I do not like jacket copy.
You know, the shorty-short stuff inside dust jackets or on the back of the book that serves to abbreviate the attractive elements to a story?
That stuff.
So when I read it, I keep reminding myself that it is no good. In fact, I often will not read jacket copy on a book until I'm nearly finished with the book, and then, I'm usually, like, eeewww!
I'll be honest yet again: A good cover will make me pick up a book. If I put it down, it's because of the jacket copy (which I won't read at all if I'm seriously thinking about reading the book). I won't even pick up a book with a bad cover, or if it has a cover that would be embarrassing to carry around.
The Steve Jobs cover is good.
You know what it says to me?
It says, "This man is insane."
If it were the author photo on the back of the jacket, as opposed to the cover, I would never touch that book.
That is another thing: If a book has a full-cover author photo on the back of the dust jacket, I will not pick it up.
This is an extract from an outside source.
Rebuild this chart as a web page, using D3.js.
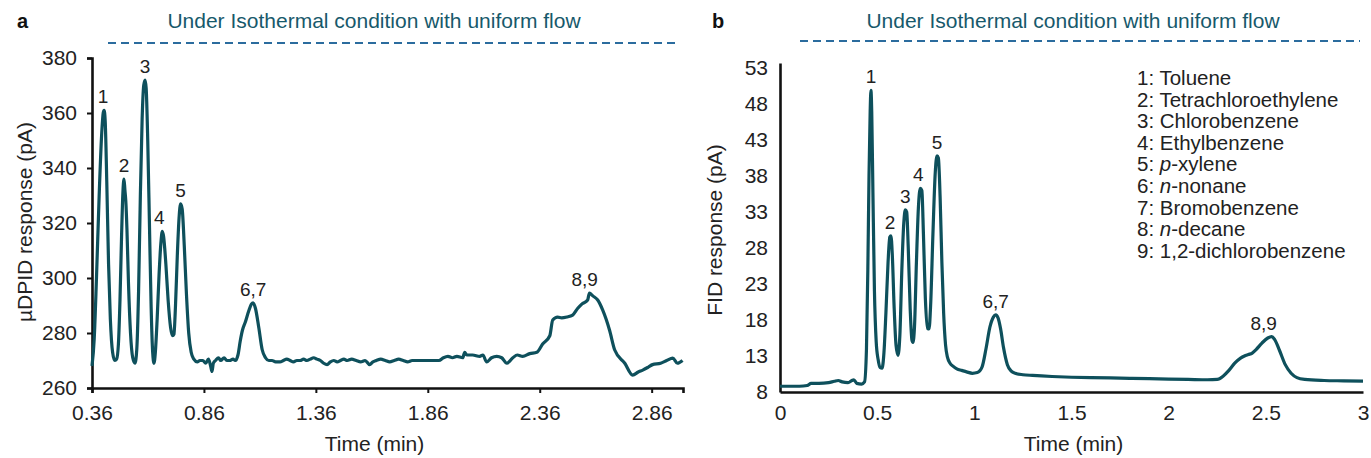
<!DOCTYPE html>
<html>
<head>
<meta charset="utf-8">
<script src="https://cdn.jsdelivr.net/npm/d3@7"></script>
<style>
  body { margin: 0; background: #fff; }
  text { font-family: "Liberation Sans", Arial, sans-serif; }
</style>
</head>
<body>
<script>
// panel a : uDPID chromatogram (time in min, response in pA)
var timeA = [0.360, 0.370, 0.380, 0.392, 0.403, 0.410, 0.414, 0.419, 0.426, 0.434, 0.442, 0.452, 0.462,
  0.470, 0.478, 0.485, 0.492, 0.498, 0.503, 0.507, 0.511, 0.516, 0.523, 0.532, 0.542, 0.552,
  0.560, 0.568, 0.576, 0.584, 0.591, 0.597, 0.602, 0.609, 0.617, 0.624, 0.631, 0.637,
  0.643, 0.651, 0.660, 0.668, 0.674, 0.680, 0.690, 0.700, 0.711, 0.720, 0.726,
  0.733, 0.741, 0.749, 0.756, 0.763, 0.772, 0.782, 0.792, 0.803, 0.815, 0.830, 0.842,
  0.855, 0.868, 0.880, 0.890, 0.896, 0.902, 0.912, 0.925, 0.935, 0.950, 0.962, 0.975, 0.990, 1.000,
  1.012, 1.022, 1.032, 1.045, 1.060, 1.072, 1.080, 1.090, 1.105, 1.120, 1.135, 1.150,
  1.164, 1.180, 1.200, 1.215, 1.230, 1.245, 1.260, 1.275, 1.290, 1.305, 1.320, 1.335, 1.350,
  1.365, 1.380, 1.395, 1.410, 1.425, 1.440, 1.455, 1.470, 1.485, 1.500, 1.520, 1.540, 1.560,
  1.580, 1.600, 1.615, 1.630, 1.650, 1.670, 1.690, 1.710, 1.730, 1.750, 1.770, 1.790, 1.910,
  1.930, 1.950, 1.970, 1.990, 2.016, 2.025, 2.034, 2.060, 2.092, 2.106, 2.123, 2.145, 2.168,
  2.190, 2.213, 2.240, 2.260, 2.284, 2.315, 2.347, 2.373, 2.405, 2.418, 2.440, 2.458, 2.481,
  2.507, 2.530, 2.548, 2.574, 2.582, 2.597, 2.619, 2.641, 2.672, 2.695, 2.740, 2.775, 2.800,
  2.820, 2.845, 2.864, 2.900, 2.927, 2.954, 2.975, 2.998];
var valueA = [268, 278, 300, 330, 352, 360, 361, 357, 335, 305, 285, 273, 270,
  270.5, 276, 292, 315, 331, 336, 332, 328, 318, 298, 280, 271, 269,
  274, 295, 330, 358, 370, 372, 369, 350, 318, 290, 273, 269,
  273, 285, 302, 313, 317, 315, 305, 292, 282, 279, 279.5,
  290, 308, 322, 327, 325, 312, 294, 280, 273, 270.5, 269.5, 270,
  270, 269, 270.5, 268, 266, 269, 270, 271, 270, 271, 270, 270, 270.5, 270,
  272, 277, 281, 284, 288, 290.5, 291, 289, 282, 274, 271, 270,
  270, 269.5, 269.5, 270, 270.5, 270, 269.5, 270, 270, 270.5, 270, 270.5, 271,
  270.5, 270, 269, 268.5, 269.5, 270, 269.5, 270, 270.5, 270, 270.5, 270, 269.5,
  270, 268.5, 269.5, 270, 270.5, 270, 269.5, 270, 270.5, 270, 269.5, 270, 270,
  271, 271.5, 271, 271.5, 271, 273, 272, 272, 271.5, 272, 269.5, 271, 271.5, 271,
  269, 271, 272, 271.5, 272.5, 273, 276, 279, 284.7, 285.8, 285.5, 285.8, 286.5,
  289, 290.5, 292, 294.5, 293.5, 292, 288.4, 281, 273.8, 269, 264.7, 265.8, 266.5,
  267.6, 268.5, 269, 270, 270.9, 269, 270, 270.5];

// panel b : FID chromatogram
var timeB = [0, 0.05, 0.10, 0.14, 0.16, 0.20, 0.25, 0.28, 0.30, 0.32, 0.35, 0.37, 0.38, 0.395, 0.42, 0.435,
  0.445, 0.452, 0.458, 0.464, 0.468, 0.472, 0.478, 0.486, 0.495, 0.505, 0.515, 0.525,
  0.535, 0.545, 0.556, 0.565, 0.571, 0.578, 0.587, 0.597, 0.607,
  0.617, 0.627, 0.637, 0.645, 0.652, 0.660, 0.670, 0.679, 0.684,
  0.692, 0.702, 0.712, 0.722, 0.730, 0.738, 0.748, 0.760, 0.767,
  0.775, 0.787, 0.799, 0.808, 0.815, 0.824, 0.833, 0.842, 0.852, 0.862, 0.875, 0.890, 0.910,
  0.935, 0.960, 0.990, 1.015, 1.040, 1.060, 1.080, 1.098, 1.110, 1.122, 1.135, 1.150, 1.170,
  1.190, 1.210, 1.250, 1.300, 1.400, 1.500, 1.600, 1.700, 1.800, 1.900, 2.000, 2.100, 2.200,
  2.250, 2.280, 2.310, 2.340, 2.370, 2.390, 2.410, 2.430, 2.450, 2.480, 2.510, 2.530, 2.545,
  2.570, 2.600, 2.630, 2.660, 2.700, 2.800, 2.900, 3.000];
var valueB = [8.8, 8.8, 8.8, 8.9, 9.2, 9.2, 9.3, 9.5, 9.6, 9.4, 9.3, 9.6, 9.7, 9.2, 9.1, 9.4,
  14, 25, 38, 47, 49.9, 47, 36, 22, 15, 12.5, 11.4, 11.3,
  13.5, 19, 26, 29.5, 29.7, 27, 20, 14.5, 13.1,
  16, 25, 31.5, 33.3, 33, 28, 19.5, 15.2, 14.9,
  17, 26, 33.5, 36.3, 36, 30, 21, 16.8, 16.75,
  20, 30, 38.5, 40.8, 40.5, 35, 26, 19, 14.5, 12.8, 12.0, 11.6, 11.2,
  11.0, 10.8, 10.6, 10.7, 11.5, 14, 17, 18.4, 18.7, 18.3, 16.8, 14.2, 11.8,
  10.9, 10.6, 10.4, 10.3, 10.15, 10.05, 10.0, 9.95, 9.9, 9.85, 9.8, 9.75, 9.7,
  9.75, 10.2, 11.0, 12.0, 12.7, 13.0, 13.2, 13.4, 13.9, 14.8, 15.5, 15.7, 15.3,
  13.8, 11.8, 10.6, 10.0, 9.75, 9.6, 9.55, 9.5];

var ticksA_x = [0.36, 0.86, 1.36, 1.86, 2.36, 2.86];
var ticksA_y = [260, 280, 300, 320, 340, 360, 380];
var ticksB_x = [0, 0.5, 1, 1.5, 2, 2.5, 3];
var ticksB_y = [8, 13, 18, 23, 28, 33, 38, 43, 48, 53];

var peaksA = ["1", "2", "3", "4", "5", "6,7", "8,9"];
var peakTimeA = [0.414, 0.503, 0.597, 0.674, 0.756, 1.080, 2.574];
var peakValA = [361, 336, 372, 317, 327, 291, 294.5];
var peaksB = ["1", "2", "3", "4", "5", "6,7", "8,9"];
var peakTimeB = [0.468, 0.571, 0.645, 0.722, 0.808, 1.110, 2.530];
var peakValB = [49.9, 29.7, 33.3, 36.3, 40.8, 18.7, 15.7];

var legendNum = ["1", "2", "3", "4", "5", "6", "7", "8", "9"];
var legendPre = ["", "", "", "", "p", "n", "", "n", ""];
var legendName = ["Toluene", "Tetrachloroethylene", "Chlorobenzene", "Ethylbenzene", "-xylene",
  "-nonane", "Bromobenzene", "-decane", "1,2-dichlorobenzene"];

var title = "Under Isothermal condition with uniform flow";
var lineColor = "#0e505c";

var svg = d3.select("body").append("svg")
  .attr("width", 1371)
  .attr("height", 458);

function panel(opt) {
  var x = d3.scaleLinear().domain(opt.xd).range(opt.xr);
  var y = d3.scaleLinear().domain(opt.yd).range(opt.yr);
  var g = svg.append("g");

  var xAxis = d3.axisBottom(x).tickValues(opt.xt).tickSizeOuter(0)
    .tickSize(opt.tick).tickPadding(opt.xpad)
    .tickFormat(function(d) { return String(d); });
  var yAxis = d3.axisLeft(y).tickValues(opt.yt).tickSizeOuter(0)
    .tickSize(opt.tick).tickPadding(opt.ypad)
    .tickFormat(function(d) { return String(d); });

  var gx = g.append("g").attr("transform", "translate(0," + opt.yr[0] + ")").call(xAxis);
  var gy = g.append("g").attr("transform", "translate(" + opt.xr[0] + ",0)").call(yAxis);
  [gx, gy].forEach(function(a) {
    a.select(".domain").attr("stroke", "#111").attr("stroke-width", 2.6);
    a.selectAll(".tick line").attr("stroke", "#111").attr("stroke-width", 2);
    a.selectAll(".tick text").attr("fill", "#222").style("font-size", "21px")
      .style("font-family", "'Liberation Sans', Arial, sans-serif");
  });

  var line = d3.line()
    .x(function(d) { return x(d[0]); })
    .y(function(d) { return y(d[1]); })
    .curve(d3.curveMonotoneX);

  g.append("path")
    .datum(d3.zip(opt.t, opt.v))
    .attr("fill", "none")
    .attr("stroke", lineColor)
    .attr("stroke-width", 3.2)
    .attr("stroke-linejoin", "round")
    .attr("d", line);

  g.selectAll(".peak")
    .data(opt.peaks)
    .enter().append("text")
    .attr("class", "peak")
    .attr("x", function(d, i) { return x(opt.pt[i]) + (opt.pdx[i] || 0); })
    .attr("y", function(d, i) { return y(opt.pv[i]) - 7; })
    .attr("text-anchor", "middle")
    .attr("fill", "#222")
    .style("font-size", "19px")
    .text(function(d) { return d; });

  // axis title
  g.append("text")
    .attr("x", (opt.xr[0] + opt.xr[1]) / 2 + opt.xlabdx)
    .attr("y", 451)
    .attr("text-anchor", "middle")
    .attr("fill", "#222")
    .style("font-size", "21px")
    .text("Time (min)");

  g.append("text")
    .attr("transform", "translate(" + opt.ylabx + "," + opt.ylaby + ")rotate(-90)")
    .attr("text-anchor", "middle")
    .attr("fill", "#222")
    .style("font-size", "21px")
    .text(opt.ylab);

  // panel letter + condition banner
  g.append("text")
    .attr("x", opt.letterx)
    .attr("y", 28)
    .attr("fill", "#111")
    .style("font-size", "20px")
    .style("font-weight", "bold")
    .text(opt.letter);

  g.append("text")
    .attr("x", opt.titlex)
    .attr("y", 28)
    .attr("text-anchor", "middle")
    .attr("fill", "#17596b")
    .style("font-size", "21px")
    .text(title);

  g.append("line")
    .attr("x1", opt.dash[0]).attr("x2", opt.dash[1])
    .attr("y1", opt.dash[2]).attr("y2", opt.dash[2])
    .attr("stroke", "#2b6c9e")
    .attr("stroke-width", 2)
    .attr("stroke-dasharray", "8,5");

  return g;
}

panel({
  xd: [0.36, 3.0], xr: [92, 683],
  yd: [260, 380], yr: [388, 58],
  xt: ticksA_x, yt: ticksA_y,
  tick: 5, xpad: 12, ypad: 10,
  t: timeA, v: valueA,
  peaks: peaksA, pt: peakTimeA, pv: peakValA, pdx: [-1, 0, 0, -3, 0, 0, -3],
  xlabdx: -13, ylab: "\u00b5DPID response (pA)", ylabx: 32, ylaby: 222,
  letter: "a", letterx: 17, titlex: 374, dash: [108, 676, 43]
});

var gb = panel({
  xd: [0, 3], xr: [780, 1363],
  yd: [8, 53.7], yr: [392, 63],
  xt: ticksB_x, yt: ticksB_y,
  tick: 0, xpad: 13, ypad: 12,
  t: timeB, v: valueB,
  peaks: peaksB, pt: peakTimeB, pv: peakValB, pdx: [0, -1, 0, -2, 0, 0, -8],
  xlabdx: 2, ylab: "FID response (pA)", ylabx: 722, ylaby: 230,
  letter: "b", letterx: 712, titlex: 1073, dash: [800, 1360, 41]
});

// compound legend
var leg = gb.append("g").attr("transform", "translate(1137,85)");
var row = leg.selectAll("text")
  .data(legendName)
  .enter().append("text")
  .attr("x", 0)
  .attr("y", function(d, i) { return i * 21.6; })
  .attr("fill", "#222")
  .style("font-size", "20.5px");
row.append("tspan").text(function(d, i) { return legendNum[i] + ": "; });
row.append("tspan").style("font-style", "italic").text(function(d, i) { return legendPre[i]; });
row.append("tspan").text(function(d) { return d; });
</script>
</body>
</html>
If you are such big-name author that your publisher would actually suggest printing a dust jacket with a photo of YOU as the entire back cover, and you (assuming you are that big of a name) actually are okay with that, you know what it says to me?
This author is insane.
I mention all of this simply because over the weekend I was reading some short jacket-copy summaries for books that are going to be coming out in 2012. I will not say what books they were, or name the publishers or authors, but they all sounded unreadably horrid.
But that's just what jacket copy does to me, I think.
So let me circle my literary wagons and offer an intervening blast at jacket copy for 2012's Passenger, my book, the sequel to The Marbury Lens.
Excited?
Here goes:
A magical flying unicorn that shits frosted raspberry cupcakes from its ass enchants the whimsical world of Marbury, turning it into a fanciful playland...
Fooled you, didn't I?
Bet you want a frosted raspberry cupcake now, don't you?
Um.
Okay.
How about this - the version without the unicorns and cupcakes:
Jack and Conner prepare to leave for England. They have a plan. They think it's the only reasonable way to deal with the Marbury lens. But the four boys - Jack, Conner, Ben, and Griffin - end up scattered in different places at different times. Jack is lost in a Marbury that isn't Marbury, a Glenbrook that isn't Glenbrook, pursued through every crumbling not-world by an uncaring cop trying to solve the mystery of Freddie Horvath's murder, and a deceitful kid named Quinn Cahill who believes he is the King of Marbury. Jack's universe is collapsing in on itself. He finds his friends. He finds his home. There's always just one thing, and Jack knows it. This can't be it.